The argument made for Obi-Wan Kenobi’s lack of a nod to Satine doesn’t quite work with The Mandalorian—a show so obsessed with the legacy of Clone Wars and other aspects of Star Wars that references are more than just Easter eggs, but vital elements of its storytelling. You can’t say it’d be difficult to onboard viewers who haven’t seen the animated series when the show has successfully lead to the likes of Bo-Katan and Ahsoka Tano wandering about the galaxy like it’s nobody’s business. Neither does, really, the argument that Bo-Katan would have no need to mention her sister or her passing—even with roughly 30 years between Clone Wars and The Mandalorian—considering season three saw her going through the same struggles her sister did trying to lead her people down a new path. Especially so as we slowly but surely saw Bo-Katan open up her past to the people around her.
Perhaps it is just an attempt to move on from what Clone Wars envisioned for the Mandalorians—a retcon of expanded universe interpretations that was so severe, and at the time of its airing so controversial, one author, Karen Traviss, quit working with Lucasfilm after the show’s pacifist Mandalorians overrode her portrayal of them as a warrior culture in the Republic Commando novels. For important as it was at the time of Clone Wars, the move back to portraying Mandalorians as the honor-bound, militaristically minded culture they had been in years of EU storytelling prior to Clone Wars has once again made that the de facto version of the Mandalorians in the eyes of mainstream Star Wars fans. There are simply far fewer people who have seen Clone Wars than there are people who watch The Mandalorian, despite their intense connections to each other as texts at this point. So why bother?
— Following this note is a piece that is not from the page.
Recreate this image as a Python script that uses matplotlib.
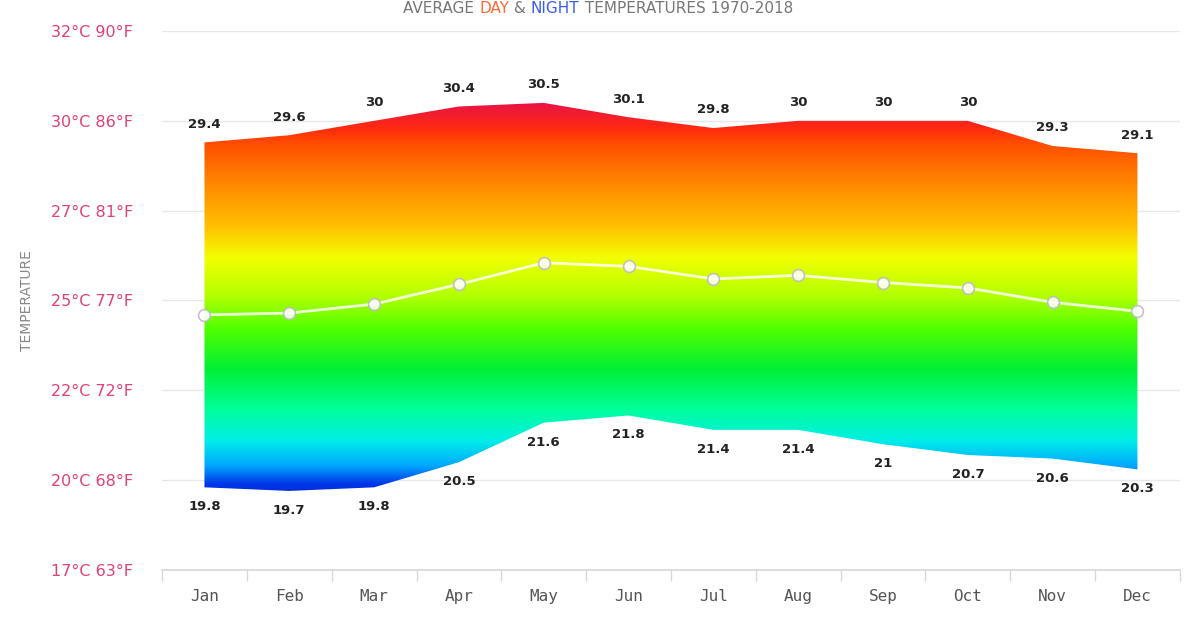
import matplotlib
matplotlib.use("Agg")
import matplotlib.pyplot as plt
import numpy as np
from matplotlib.colors import LinearSegmentedColormap
from matplotlib.patches import PathPatch
from matplotlib.path import Path

months = ["Jan", "Feb", "Mar", "Apr", "May", "Jun",
          "Jul", "Aug", "Sep", "Oct", "Nov", "Dec"]
day_temp = [29.4, 29.6, 30, 30.4, 30.5, 30.1, 29.8, 30, 30, 30, 29.3, 29.1]
night_temp = [19.8, 19.7, 19.8, 20.5, 21.6, 21.8, 21.4, 21.4, 21, 20.7, 20.6, 20.3]
mean_temp = [24.6, 24.65, 24.9, 25.45, 26.05, 25.95, 25.6, 25.7, 25.5, 25.35, 24.95, 24.7]
y_ticks = [17.5, 20, 22.5, 25, 27.5, 30, 32.5]
y_tick_labels = ["17°C 63°F", "20°C 68°F", "22°C 72°F", "25°C 77°F",
                 "27°C 81°F", "30°C 86°F", "32°C 90°F"]

# gradient stops: (temperature, colour)
grad_stops = [
    (19.6, "#0028d8"), (19.9, "#0038e8"), (20.4, "#00a8ff"), (21.1, "#00eee6"),
    (22.0, "#00ff98"), (23.1, "#00f034"), (24.2, "#50ff00"), (25.1, "#b0ff00"),
    (26.2, "#f2ff00"), (27.0, "#ffc400"), (28.1, "#ff9000"), (29.4, "#ff4c00"),
    (29.8, "#ff2a10"), (30.6, "#e6104e"),
]

x = np.arange(len(months))
fig = plt.figure(figsize=(11.96, 6.28), dpi=100)
ax = fig.add_axes([0.1355, 0.0924, 0.851, 0.8582])
ax.set_xlim(-0.5, 11.5)
ax.set_ylim(17.5, 32.5)

# gridlines
for t in y_ticks:
    ax.axhline(t, color="#e8e8e8", lw=1.0, zorder=0)

# gradient area between night and day
lo, hi = grad_stops[0][0], grad_stops[-1][0]
cmap = LinearSegmentedColormap.from_list(
    "temp", [((t - lo) / (hi - lo), c) for t, c in grad_stops])
grad = np.linspace(0, 1, 512).reshape(-1, 1)
img = ax.imshow(grad, cmap=cmap, aspect="auto", origin="lower",
                extent=[-0.5, 11.5, lo, hi], zorder=1, interpolation="bilinear")
verts = list(zip(x, day_temp)) + list(zip(x[::-1], night_temp[::-1]))
verts.append(verts[0])
clip = PathPatch(Path(verts, closed=True), transform=ax.transData,
                 facecolor="none", edgecolor="none")
ax.add_patch(clip)
img.set_clip_path(clip)

# mean line
ax.plot(x, mean_temp, color="white", lw=2, alpha=0.85, zorder=3,
        marker="o", markersize=8.5, markerfacecolor="white",
        markeredgecolor="#b8b8c8", markeredgewidth=1.2)

# value labels
for xi, d, n in zip(x, day_temp, night_temp):
    ax.annotate(f"{d:g}", (xi, d), xytext=(0, 13), textcoords="offset points",
                ha="center", va="center", fontsize=9.5, fontweight="bold",
                color="#222222", zorder=4)
    ax.annotate(f"{n:g}", (xi, n), xytext=(0, -14), textcoords="offset points",
                ha="center", va="center", fontsize=9.5, fontweight="bold",
                color="#222222", zorder=4)

# axes styling
for s in ["top", "right", "left"]:
    ax.spines[s].set_visible(False)
ax.spines["bottom"].set_color("#d8d8d8")
ax.spines["bottom"].set_linewidth(1.2)
ax.set_yticks(y_ticks)
ax.set_yticklabels(y_tick_labels, color="#e0407a", fontsize=11.5)
ax.tick_params(axis="y", length=0, pad=21)
ax.set_xticks(np.arange(-0.5, 12, 1), minor=False)
ax.set_xticklabels([])
ax.tick_params(axis="x", which="major", length=8, color="#d8d8d8", width=1)
ax.set_xticks(x, minor=True)
ax.set_xticklabels(months, minor=True, family="DejaVu Sans Mono",
                   fontsize=11.5, color="#555555")
ax.tick_params(axis="x", which="minor", length=0, pad=14)
ax.set_ylabel("TEMPERATURE", color="#888888", fontsize=10, labelpad=12)

# multicoloured title
parts = [("AVERAGE ", "#777777"), ("DAY", "#ff6a3a"), (" & ", "#777777"),
         ("NIGHT", "#3a5cf0"), (" TEMPERATURES 1970-2018", "#777777")]
fig.canvas.draw()
renderer = fig.canvas.get_renderer()
widths = []
for txt, col in parts:
    t = fig.text(0, 0, txt, fontsize=11)
    widths.append(t.get_window_extent(renderer).width)
    t.remove()
xpos = 598 - sum(widths) / 2
for (txt, col), w in zip(parts, widths):
    fig.text(xpos / 1196, 1 - 1 / 628, txt, fontsize=11, color=col,
             va="top", ha="left")
    xpos += w

fig.savefig("out.png", dpi=100)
Because for The Mandalorian it just didn’t make sense from a character perspective that Bo wouldn’t at least invoke or acknowledge her parallels to her sister this season. She is arguably one of the most narratively rich characters on the show right now, but The Mandalorian has struggled with giving some of its characters an effective emotional hook (beyond Din and Grogu being cute together), and Bo-Katan’s complete lack of acknowledgement of Satine just feels bizarre. But that’s an issue The Mandalorian has long faced—whether it craves referential material as a way to spit infodumps at you over coherent storytelling, or makes references and familiar characters more important to the story than the show’s own protagonist, the series’ approach to Star Wars canon has always been a little up and down.
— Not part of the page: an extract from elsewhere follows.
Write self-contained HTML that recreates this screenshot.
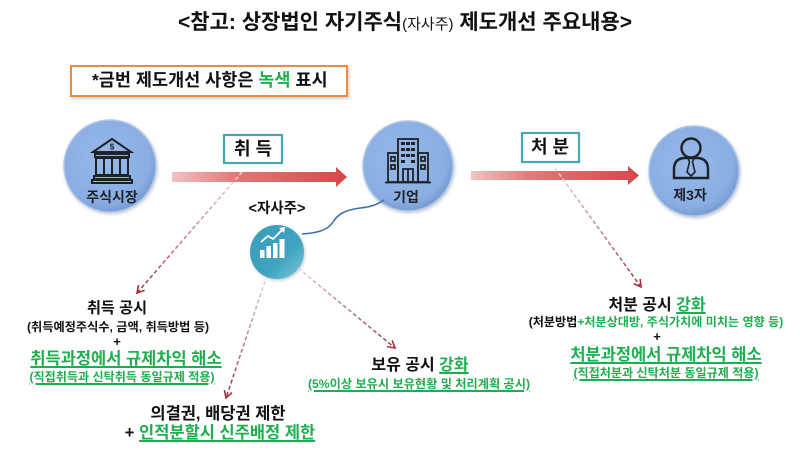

It didn’t have to be a name drop, it didn’t have to be a regurgitated wiki entry—it just needed to be something, to inject a little heart into the story of a character the show was, and still is, clearly fascinated with. And yet Satine remains seemingly lost to Star Wars history, consigned to fleeting nods in ancillary material, her moment in its story dwindling the further and further we pull away from Clone Wars’ impact. Perhaps, for once in a galaxy far, far away, at this point it’s better to let things left unsaid.